Another part of the design process was the shape, it was important that it could be immediately identified as a rugby ball. That was the first thing I looked at when I saw the ball, to make sure that it’s not an American football shape, but a real rugby ball. There was the detail in the lacing, the shape was perfect, the size, so yes, it's a rugby ball.
Is this the ideal ball for you? The vintage but modern aspects with the representations of your roots, the All Blacks…?
When you design something like that, it needs to have a story, so the colourway—from the dark black, from my New Zealand heritage, the vintage style of the lacing of the original rugby balls they used to play with decades ago, the modern look, the Monogram canvas, the little bit of details on the stitching, the signature—it all comes together perfectly.
What will you do with your ball that you will keep?
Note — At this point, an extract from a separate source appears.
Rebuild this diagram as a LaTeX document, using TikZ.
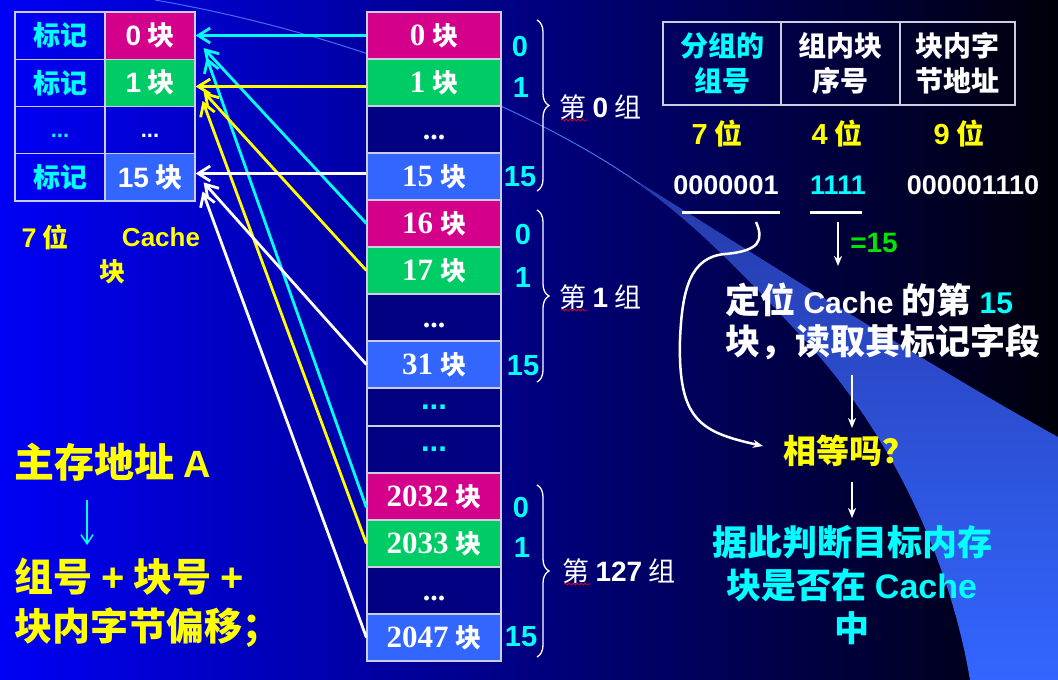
\documentclass[tikz,border=0pt]{standalone}
\usepackage{fontspec}
\setmainfont{Noto Sans CJK SC}
\newfontfamily\lat{Liberation Sans}
\newfontfamily\tms{Liberation Serif}
\usetikzlibrary{arrows.meta,decorations.pathreplacing,decorations.pathmorphing,calc}
\definecolor{bgL}{RGB}{0,0,245}
\definecolor{bgM}{RGB}{0,0,135}
\definecolor{bgR}{RGB}{0,0,10}
\definecolor{mag}{RGB}{212,0,140}
\definecolor{grn}{RGB}{0,204,102}
\definecolor{lbl}{RGB}{51,102,255}
\definecolor{nav}{RGB}{0,0,128}
\definecolor{cyn}{RGB}{0,255,255}
\definecolor{ylw}{RGB}{255,255,0}
\definecolor{gtx}{RGB}{0,230,0}
\definecolor{grid}{RGB}{205,205,225}
\definecolor{bandA}{RGB}{38,58,170}
\definecolor{bandB}{RGB}{51,102,255}
\definecolor{swl}{RGB}{70,110,240}
\newcommand\fs[1]{\fontsize{#1}{#1}\selectfont}
\newcommand\mlab[1]{{\tms\bfseries\fs{31}#1}\hspace{7pt}{\bfseries\fs{26}块}}
\newcommand\clab[1]{{\lat\bfseries\fs{28}#1}\hspace{6pt}{\bfseries\fs{27}块}}
\begin{document}
\begin{tikzpicture}[x=1pt,y=-1pt,
  cell/.style={draw=grid,line width=1.2pt,minimum width=90pt,minimum height=47.25pt,inner sep=0pt},
  mem/.style={draw=grid,line width=1.2pt,minimum width=134pt,minimum height=47pt,inner sep=0pt,text=white},
  idx/.style={text=cyn,font={\lat\bfseries\fs{29}}},
  grp/.style={text=white,anchor=west,font=\fs{27}},
  cn/.style={line width=2.8pt,-{Straight Barb[length=12pt,width=15pt]}},
  brc/.style={white,line width=1.3pt,decorate,decoration={brace,amplitude=12pt}},
  wav/.style={red,line width=0.7pt,decorate,decoration={snake,amplitude=1pt,segment length=4pt}},
  arw/.style={white,line width=2pt,-{Stealth[length=10pt,width=8pt,inset=3pt]}},
  hdr/.style={draw=grid,line width=1.2pt,minimum height=83pt,inner sep=0pt,align=center,font={\fontsize{28}{35}\selectfont\bfseries}},
  bit/.style={text=ylw,font={\fs{28}\bfseries}},
  num/.style={font={\lat\bfseries\fs{27}}},
]
\useasboundingbox (0,0) rectangle (1058,680);
% background
\shade[left color=bgL, middle color=bgM, right color=bgR] (0,0) rectangle (1058,680);
\shade[top color=bandA, bottom color=bandB] (640,183) .. controls (780,270) and (920,360) .. (1058,437)
  -- (1058,680) -- (970,680) .. controls (950,560) and (890,430) .. (800,335)
  .. controls (740,270) and (690,220) .. (640,185) -- cycle;
\draw[swl, line width=1pt] (155,0) .. controls (330,30) and (520,100) .. (640,184);

% cache table
\node[cell] (k0) at (60,35.6) {\fs{27}\bfseries\color{cyn}标记};
\node[cell] (k1) at (60,82.9) {\fs{27}\bfseries\color{cyn}标记};
\node[cell] (kd) at (60,130.1) {\lat\bfseries\fs{22}\color{cyn}\vphantom{0}...};
\node[cell] (k15) at (60,177.4) {\fs{27}\bfseries\color{cyn}标记};
\node[cell,fill=mag,text=white] (c0) at (150,35.6) {\clab{0}};
\node[cell,fill=grn,text=white] (c1) at (150,82.9) {\clab{1}};
\node[cell,text=white] (cd) at (150,130.1) {\lat\bfseries\fs{22}\vphantom{0}...};
\node[cell,fill=lbl,text=white] (c15) at (150,177.4) {\clab{15}};
\node[text=ylw,font={\fs{26}\bfseries}] (w7) at (45,237) {{\lat\fs{27}7} 位};
\node[text=ylw,font={\lat\bfseries\fs{26}}] (wc) at (161,237) {Cache};
\node[text=ylw,font={\fs{26}\bfseries}] (wk) at (112,272) {块};

% memory column
\node[mem,fill=mag] (m0) at (434,35.5) {\mlab{0}};
\node[mem,fill=grn] (m1) at (434,82.5) {\mlab{1}};
\node[mem,fill=nav] (md0) at (434,129.5) {\tms\bfseries\fs{30}\vphantom{0}...};
\node[mem,fill=lbl] (m15) at (434,176.5) {\mlab{15}};
\node[mem,fill=mag] (m16) at (434,223.5) {\mlab{16}};
\node[mem,fill=grn] (m17) at (434,270.5) {\mlab{17}};
\node[mem,fill=nav] (md1) at (434,317.5) {\tms\bfseries\fs{30}\vphantom{0}...};
\node[mem,fill=lbl] (m31) at (434,364.5) {\mlab{31}};
\node[mem,fill=nav,minimum height=38pt,text=cyn] (mda) at (434,407) {\lat\bfseries\fs{31}...};
\node[mem,fill=nav,text=cyn] (mdb) at (434,449.5) {\lat\bfseries\fs{31}...};
\node[mem,fill=mag] (m2032) at (434,496.5) {\mlab{2032}};
\node[mem,fill=grn] (m2033) at (434,543.5) {\mlab{2033}};
\node[mem,fill=nav] (md127) at (434,590.5) {\tms\bfseries\fs{30}\vphantom{0}...};
\node[mem,fill=lbl] (m2047) at (434,637.5) {\mlab{2047}};

% in-group indices
\node[idx] (i00) at (520,47) {0};
\node[idx] (i01) at (521,88) {1};
\node[idx] (i015) at (520,177) {15};
\node[idx] (i10) at (523,235) {0};
\node[idx] (i11) at (523,278) {1};
\node[idx] (i115) at (523,366) {15};
\node[idx] (i20) at (521,508) {0};
\node[idx] (i21) at (522,548) {1};
\node[idx] (i215) at (521,637) {15};

% braces and group labels
\draw[brc] (537,20) -- (537,191);
\draw[brc] (537,210) -- (537,382);
\draw[brc] (537,485) -- (537,657);
\node[grp] (g0) at (556,107) {第 {\lat\bfseries\fs{28}0} 组};
\node[grp] (g1) at (556,297) {第 {\lat\bfseries\fs{28}1} 组};
\node[grp] (g127) at (559,571) {第 {\lat\bfseries\fs{28}127} 组};
\draw[wav] (561,120) -- (587,120);
\draw[wav] (561,310) -- (587,310);
\draw[wav] (564,584) -- (590,584);

% connectors memory -> cache
\draw[cn,cyn] (m0.west) -- (m0.west -| c0.east);
\draw[cn,cyn] (m16.west) -- ($(c0.east)+(8,12.5)$);
\draw[cn,cyn] ($(m2032.west)+(0,11)$) -- ($(c0.east)+(11,22)$);
\draw[cn,ylw] ($(m1.west)+(0,4)$) -- ($(m1.west -| c1.east)+(0,4)$);
\draw[cn,ylw] (m17.west) -- ($(c1.east)+(8,9)$);
\draw[cn,ylw] (m2033.west) -- ($(c1.east)+(7,18)$);
\draw[cn,white] ($(m15.west)+(0,-3)$) -- ($(m15.west -| c15.east)+(0,-3)$);
\draw[cn,white] (m31.west) -- ($(c15.east)+(8,5)$);
\draw[cn,white] (m2047.west) -- ($(c15.east)+(7,14)$);

% address format table
\node[hdr,minimum width=118pt,text=cyn] (h1) at (722,63.5) {分组的\\组号};
\node[hdr,minimum width=119pt,text=white] (h2) at (840.5,63.5) {组内块\\序号};
\node[hdr,minimum width=115pt,text=white] (h3) at (957.5,63.5) {块内字\\节地址};
\node[bit] (b1) at (717,134) {{\lat\fs{29}7} 位};
\node[bit] (b2) at (837,134) {{\lat\fs{29}4} 位};
\node[bit] (b3) at (959,134) {{\lat\fs{29}9} 位};
\node[num,text=white] (n1) at (726,185) {0000001};
\node[num,text=cyn] (n2) at (838,185) {1111};
\node[num,text=white] (n3) at (973,185) {000001110};
\coordinate (u1a) at (682,212); \coordinate (u1b) at (780,212);
\coordinate (u2a) at (810,212); \coordinate (u2b) at (862,212);
\draw[white,line width=3pt] (u1a) -- (u1b);
\draw[white,line width=3pt] (u2a) -- (u2b);
\coordinate (a1s) at (838,222); \coordinate (a1e) at (838,266);
\draw[arw] (a1s) -- (a1e);
\node[text=gtx,font={\lat\bfseries\fs{28}}] (eq15) at (874,243) {=15};
\node[anchor=west,align=left,text=white,font={\fontsize{35}{41}\selectfont\bfseries}] (loc) at (722,321)
  {定位 {\lat\fs{30}Cache} 的第 {\lat\fs{30}\color{cyn}15}\\块，读取其标记字段};
\node[text=ylw,font={\fs{33}\bfseries}] (eq) at (849,451) {相等吗？};
\node[align=center,text=cyn,font={\fontsize{35}{43}\selectfont\bfseries}] (res) at (852,585)
  {据此判断目标内存\\块是否在 {\lat\fs{34}Cache}\\中};
\coordinate (a2s) at (852,375); \coordinate (a2e) at (852,428);
\coordinate (a3s) at (852,482); \coordinate (a3e) at (852,518);
\draw[arw] (a2s) -- (a2e);
\draw[arw] (a3s) -- (a3e);
\coordinate (cs) at (756,222); \coordinate (ce) at (763,446);
\draw[arw,line width=2.5pt] (cs) .. controls (764,240) and (760,251) .. (725,254)
  .. controls (690,257) and (682,290) .. (680,340)
  .. controls (678,420) and (700,432) .. (ce);

% bottom-left text
\node[anchor=west,text=ylw,font={\fs{40}\bfseries}] (addr) at (11,462) {主存地址 {\lat\fs{38}A}};
\node[anchor=west,text=ylw,font={\fs{39}\bfseries}] (sp1) at (11,577) {组号 {\lat\fs{40}+} 块号 {\lat\fs{40}+}};
\node[anchor=west,text=ylw,font={\fs{38}\bfseries}] (sp2) at (11,628) {块内字节偏移；};
\coordinate (aa) at (87,500); \coordinate (ab) at (87,545);
\draw[cyn,line width=1.5pt,-{Straight Barb[length=9pt,width=12pt]}] (aa) -- (ab);
\end{tikzpicture}
\end{document}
This sounds bad, but I will probably kick it through the posts. As much as I'd love to sit it in my house as a beautiful piece, there is just something that I need to do whenever I have a ball in my hand and that's to kick it. I’m going to find the goal posts and I am going to kick the ball through the posts because that's just what I am so used to. I will be so worried about getting it dirty, doing any damage to it, so I'll quickly grab it, clean it like it's my baby, and get it perfect again. And then put it there for people to enjoy and to pass on to my children. My children will probably kick it too much, and they can pass it on to their children, and it will be around for generations.
You will let your children play with it?
I will let them touch it, but they would probably destroy it. Some of the other toys that they have, they've destroyed, and this is a very special piece I want them to admire. They will be able to touch it and throw it around a little bit, but they won't be kicking it around the muddy rugby fields of New Zealand.
The Louis Vuitton and Dan Carter rugby ball is available in selected Louis Vuitton stores in Japan from today.